What Are the First Symptoms of HIV, and When Do They Appear?

The first symptoms of HIV can occur within two to four weeks after the initial exposure, according to AIDS.gov. HIV symptoms include fever, swollen glands, sore throat, rash, fatigue, headache, joint pain and muscle aches. Most infected individuals say it is the worst flu they've ever experienced.

HIV does not necessarily present flu-like symptoms in every individual, states AIDS.gov. Some individuals do not present HIV symptoms for up to 10 years. The initial symptoms of HIV are categorized as acute retroviral syndrome, which can last anywhere from a few days to several weeks. Individuals who believe they have been exposed to HIV should not wait for symptoms to present and should be tested immediately.

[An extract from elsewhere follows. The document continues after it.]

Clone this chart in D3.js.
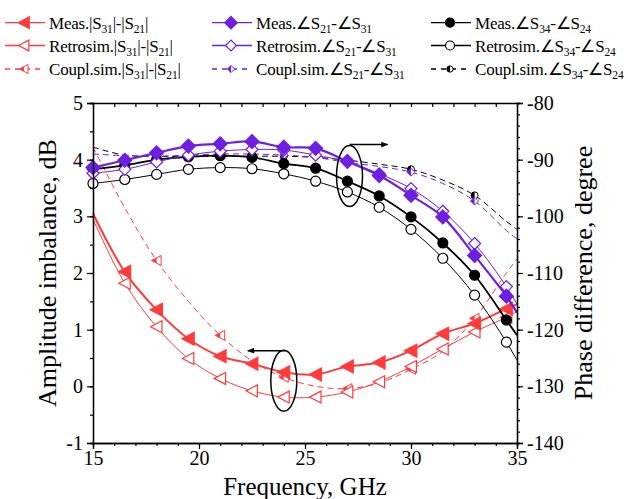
<!DOCTYPE html>
<html lang="en">
<head>
<meta charset="UTF-8">
<title>Amplitude and phase imbalance</title>
<script src="https://cdn.jsdelivr.net/npm/d3@7/dist/d3.min.js"></script>
<style>
    body { margin: 0; background: #fff; }
    svg text { font-family: "Liberation Serif", "Times New Roman", serif; fill: #000; }
</style>
</head>
<body>
<svg id="chart" width="628" height="499"></svg>
<script>
// frequency grid of the markers (GHz), last point = band edge
const freq = [15, 16.5, 18, 19.5, 21, 22.5, 24, 25.5, 27, 28.5, 30, 31.5, 33, 34.5, 35]

// amplitude imbalance |S31|-|S21|, dB
const ampMeas     = [3.05, 2.02, 1.35, 0.84, 0.53, 0.40, 0.25, 0.21, 0.35, 0.42, 0.63, 0.93, 1.11, 1.37, 1.45]
const ampRetro    = [2.95, 1.82, 1.05, 0.49, 0.14, -0.08, -0.19, -0.19, -0.10, 0.08, 0.35, 0.66, 0.96, 1.22, 1.32]
const ampCoupl    = [4.22, 3.15, 2.22, 1.50, 0.90, 0.45, 0.16, 0.00, -0.04, 0.06, 0.30, 0.62, 1.20, 2.00, 2.25]

// phase difference S21-S31, degree
const ph2131Meas  = [-91.4, -90.1, -88.8, -87.6, -87.2, -86.8, -87.8, -88.0, -90.3, -92.8, -96.3, -100.1, -106.9, -114.1, -117.0]
const ph2131Retro = [-92.4, -91.7, -90.4, -89.2, -88.5, -88.2, -88.3, -89.2, -90.4, -92.5, -95.1, -99.1, -104.8, -112.4, -115.5]
const ph2131Coupl = [-89.0, -89.3, -89.4, -89.2, -89.0, -89.0, -89.2, -89.6, -90.5, -91.2, -92.2, -94.2, -97.3, -102.5, -104.0]

// phase difference S34-S24, degree
const ph3424Meas  = [-91.7, -91.0, -90.0, -89.5, -89.3, -89.6, -90.7, -91.5, -93.8, -96.4, -100.1, -104.7, -110.4, -118.3, -121.0]
const ph3424Retro = [-94.2, -93.5, -92.6, -91.7, -91.4, -91.6, -92.5, -93.8, -95.7, -98.4, -102.3, -107.4, -113.9, -122.2, -125.4]
const ph3424Coupl = [-87.8, -89.2, -89.4, -89.4, -89.4, -89.4, -89.4, -89.6, -90.1, -90.8, -91.7, -93.6, -96.3, -100.9, -102.3]

const xTicks = [15, 20, 25, 30, 35]
const yLeftTicks = [-1, 0, 1, 2, 3, 4, 5]
const yRightTicks = [-140, -130, -120, -110, -100, -90, -80]

const RED = '#ff3c3c'
const PURPLE = '#6e1fe0'
const BLACK = '#000'

const svg = d3.select('#chart')
const margin = { left: 93, top: 103, right: 111, bottom: 56 }
const width = 628, height = 499
const innerW = width - margin.left - margin.right
const innerH = height - margin.top - margin.bottom

const x = d3.scaleLinear().domain([15, 35]).range([0, innerW])
const yL = d3.scaleLinear().domain([-1, 5]).range([innerH, 0])
const yR = d3.scaleLinear().domain([-140, -80]).range([innerH, 0])

const g = svg.append('g').attr('transform', `translate(${margin.left},${margin.top})`)

// ---------- marker shapes ----------
const shapes = {
    tri: s => `M${-s},0L${s * 0.9},${-s}L${s * 0.9},${s}Z`,
    triHalf: s => `M${-s},0L0,${-s * 0.5}L0,${s * 0.5}Z`,
    diamond: s => `M0,${-s}L${s},0L0,${s}L${-s},0Z`,
    diamondHalf: s => `M0,${-s}L0,${s}L${-s},0Z`,
    circle: s => `M${-s},0A${s},${s} 0 1,1 ${s},0A${s},${s} 0 1,1 ${-s},0Z`,
    circleHalf: s => `M0,${-s}A${s},${s} 0 0,0 0,${s}Z`
}

const drawMarker = (sel, px, py, m) => {
    const mg = sel.append('g').attr('transform', `translate(${px},${py})`)
    if (m.half) {
        mg.append('path').attr('d', shapes[m.shape](m.size)).attr('fill', '#fff')
            .attr('stroke', m.color).attr('stroke-width', 1)
        mg.append('path').attr('d', shapes[m.shape + 'Half'](m.size)).attr('fill', m.color)
    } else {
        mg.append('path').attr('d', shapes[m.shape](m.size))
            .attr('fill', m.filled ? m.color : '#fff')
            .attr('stroke', m.color).attr('stroke-width', 1.2)
    }
}

// ---------- series ----------
const series = [
    { ys: ampCoupl, axis: yL, color: RED, dash: '6,4', lw: 1, shape: 'tri', half: true, size: 5, every: 2, start: 2 },
    { ys: ampRetro, axis: yL, color: RED, lw: 1, shape: 'tri', filled: false, size: 6, every: 1, start: 1 },
    { ys: ampMeas, axis: yL, color: RED, lw: 2, shape: 'tri', filled: true, size: 6.5, every: 1, start: 1 },
    { ys: ph3424Coupl, axis: yR, color: BLACK, dash: '6,4', lw: 1, shape: 'circle', half: true, size: 3.5, every: 2, start: 2 },
    { ys: ph2131Coupl, axis: yR, color: PURPLE, dash: '6,4', lw: 1, shape: 'diamond', half: true, size: 4, every: 2, start: 2 },
    { ys: ph3424Retro, axis: yR, color: BLACK, lw: 1, shape: 'circle', filled: false, size: 5, every: 1, start: 0 },
    { ys: ph3424Meas, axis: yR, color: BLACK, lw: 1.8, shape: 'circle', filled: true, size: 5, every: 1, start: 0 },
    { ys: ph2131Retro, axis: yR, color: PURPLE, lw: 1, shape: 'diamond', filled: false, size: 6, every: 1, start: 0 },
    { ys: ph2131Meas, axis: yR, color: PURPLE, lw: 2.2, shape: 'diamond', filled: true, size: 7, every: 1, start: 0 }
]

series.forEach(s => {
    const pts = freq.map((f, i) => ({ f: f, v: s.ys[i], i: i }))
    const line = d3.line().x(d => x(d.f)).y(d => s.axis(d.v)).curve(d3.curveCatmullRom)
    g.append('path').datum(pts)
        .attr('d', line)
        .attr('fill', 'none')
        .attr('stroke', s.color)
        .attr('stroke-width', s.lw)
        .attr('stroke-dasharray', s.dash || null)
    pts.filter(d => d.i >= s.start && d.f < 35 && (d.i - s.start) % s.every === 0)
        .forEach(d => drawMarker(g, x(d.f), s.axis(d.v), s))
})

// ---------- axes ----------
const axisStyle = sel => {
    sel.selectAll('path').attr('stroke', '#000').attr('stroke-width', 1.3)
    sel.selectAll('line').attr('stroke', '#000').attr('stroke-width', 1.2)
    sel.selectAll('text').attr('font-size', 20).attr('font-family', '"Liberation Serif", serif')
}

// minor ticks first
g.append('g').attr('transform', `translate(0,${innerH})`)
    .call(d3.axisBottom(x).tickValues(d3.range(15, 35.01, 1)).tickSize(3).tickFormat(''))
    .call(axisStyle)
g.append('g')
    .call(d3.axisTop(x).tickValues(d3.range(15, 35.01, 1)).tickSizeInner(-4).tickSizeOuter(0).tickFormat(''))
    .call(axisStyle)
g.append('g')
    .call(d3.axisLeft(yL).tickValues(d3.range(-1, 5.01, 0.5)).tickSize(3).tickFormat(''))
    .call(axisStyle)
g.append('g').attr('transform', `translate(${innerW},0)`)
    .call(d3.axisRight(yR).tickValues(d3.range(-140, -79, 2)).tickSize(3).tickFormat(''))
    .call(axisStyle)

// major ticks with labels
g.append('g').attr('transform', `translate(0,${innerH})`)
    .call(d3.axisBottom(x).tickValues(xTicks).tickSize(6).tickPadding(2))
    .call(axisStyle)
g.append('g')
    .call(d3.axisLeft(yL).tickValues(yLeftTicks).tickSize(6).tickPadding(4).tickFormat(d3.format('d')))
    .call(axisStyle)
g.append('g').attr('transform', `translate(${innerW},0)`)
    .call(d3.axisRight(yR).tickValues(yRightTicks).tickSize(6).tickPadding(4).tickFormat(d3.format('d')))
    .call(axisStyle)
g.selectAll('.tick text').text(function () { return this.textContent.replace('\u2212', '-') })

// axis titles
svg.append('text').attr('x', margin.left + innerW / 2).attr('y', 495)
    .attr('text-anchor', 'middle').attr('font-size', 25).text('Frequency, GHz')
svg.append('text').attr('transform', `translate(56,${margin.top + innerH / 2}) rotate(-90)`)
    .attr('text-anchor', 'middle').attr('font-size', 26).text('Amplitude imbalance, dB')
svg.append('text').attr('transform', `translate(592,${margin.top + innerH / 2}) rotate(-90)`)
    .attr('text-anchor', 'middle').attr('font-size', 26).text('Phase difference, degree')

// ---------- annotations: ellipses + arrows ----------
svg.append('defs').append('marker')
    .attr('id', 'arrow').attr('viewBox', '0 0 10 10').attr('refX', 9).attr('refY', 5)
    .attr('markerWidth', 9).attr('markerHeight', 7).attr('markerUnits', 'userSpaceOnUse')
    .attr('orient', 'auto')
    .append('path').attr('d', 'M0,1L10,5L0,9Z').attr('fill', '#000')

const notes = [
    { f: 24, v: 0.1, axis: yL, dir: -1 },
    { f: 27.1, v: -92.9, axis: yR, dir: 1 }
]
notes.forEach(n => {
    const cx = x(n.f), cy = n.axis(n.v)
    g.append('ellipse').attr('cx', cx).attr('cy', cy).attr('rx', 13).attr('ry', 30.5)
        .attr('fill', 'none').attr('stroke', '#000').attr('stroke-width', 1.5)
    const ay = n.dir < 0 ? cy - 30 : cy - 31.5
    const x0 = n.dir < 0 ? cx + 2 : cx
    g.append('line').attr('x1', x0).attr('y1', ay).attr('x2', x0 + n.dir * 38).attr('y2', ay)
        .attr('stroke', '#000').attr('stroke-width', 1.5).attr('marker-end', 'url(#arrow)')
})

// ---------- legend ----------
const legendRows = [
    { col: 0, row: 0, s: series[2], dash: null, parts: [['Meas.|S'], ['31', 1], ['|-|S'], ['21', 1], ['|']] },
    { col: 0, row: 1, s: series[1], dash: null, parts: [['Retrosim.|S'], ['31', 1], ['|-|S'], ['21', 1], ['|']] },
    { col: 0, row: 2, s: series[0], dash: '5,5', parts: [['Coupl.sim.|S'], ['31', 1], ['|-|S'], ['21', 1], ['|']] },
    { col: 1, row: 0, s: series[8], dash: null, parts: [['Meas.\u2220S'], ['21', 1], ['-\u2220S'], ['31', 1]] },
    { col: 1, row: 1, s: series[7], dash: null, parts: [['Retrosim.\u2220S'], ['21', 1], ['-\u2220S'], ['31', 1]] },
    { col: 1, row: 2, s: series[4], dash: '5,5', parts: [['Coupl.sim.\u2220S'], ['21', 1], ['-\u2220S'], ['31', 1]] },
    { col: 2, row: 0, s: series[6], dash: null, parts: [['Meas.\u2220S'], ['34', 1], ['-\u2220S'], ['24', 1]] },
    { col: 2, row: 1, s: series[5], dash: null, parts: [['Retrosim.\u2220S'], ['34', 1], ['-\u2220S'], ['24', 1]] },
    { col: 2, row: 2, s: series[3], dash: '5,5', parts: [['Coupl.sim.\u2220S'], ['34', 1], ['-\u2220S'], ['24', 1]] }
]
const colX = [5, 212, 431]
const rowY = [22.7, 45.5, 69]

const legend = svg.append('g')
legendRows.forEach(r => {
    const lx = colX[r.col], ly = rowY[r.row]
    legend.append('line').attr('x1', lx).attr('x2', lx + 40).attr('y1', ly).attr('y2', ly)
        .attr('stroke', r.s.color).attr('stroke-width', 1.3).attr('stroke-dasharray', r.dash)
    drawMarker(legend, lx + 19, ly, Object.assign({}, r.s, { size: r.s.size * 0.9 }))
    const t = legend.append('text').attr('x', lx + 44).attr('y', ly + 6).attr('font-size', 17)
        .attr('letter-spacing', -0.2)
    r.parts.forEach(p => {
        const ts = t.append('tspan').text(p[0])
        if (p[1]) ts.attr('font-size', 11.5).attr('dy', 4)
        else if (t.selectAll('tspan').size() > 1) ts.attr('dy', -4)
    })
})
</script>
</body>
</html>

Annual testing is a smart choice for anybody engaging in sexual activity, as HIV can enter the clinical latency stage, which may not have any symptoms, suggests AIDS.gov. Patients who do not get tested or take anti-retroviral therapy show symptoms in the later stages of HIV when it progresses into AIDS. Anti-retroviral medication can keep the virus in check for several decades if caught in the earlier stages of the disease. On the other hand, HIV can progress into AIDS with symptoms such as rapid weight loss, extreme tiredness, night sweats, recurring fever, pneumonia, diarrhea, memory loss, depression and swollen lymph nodes.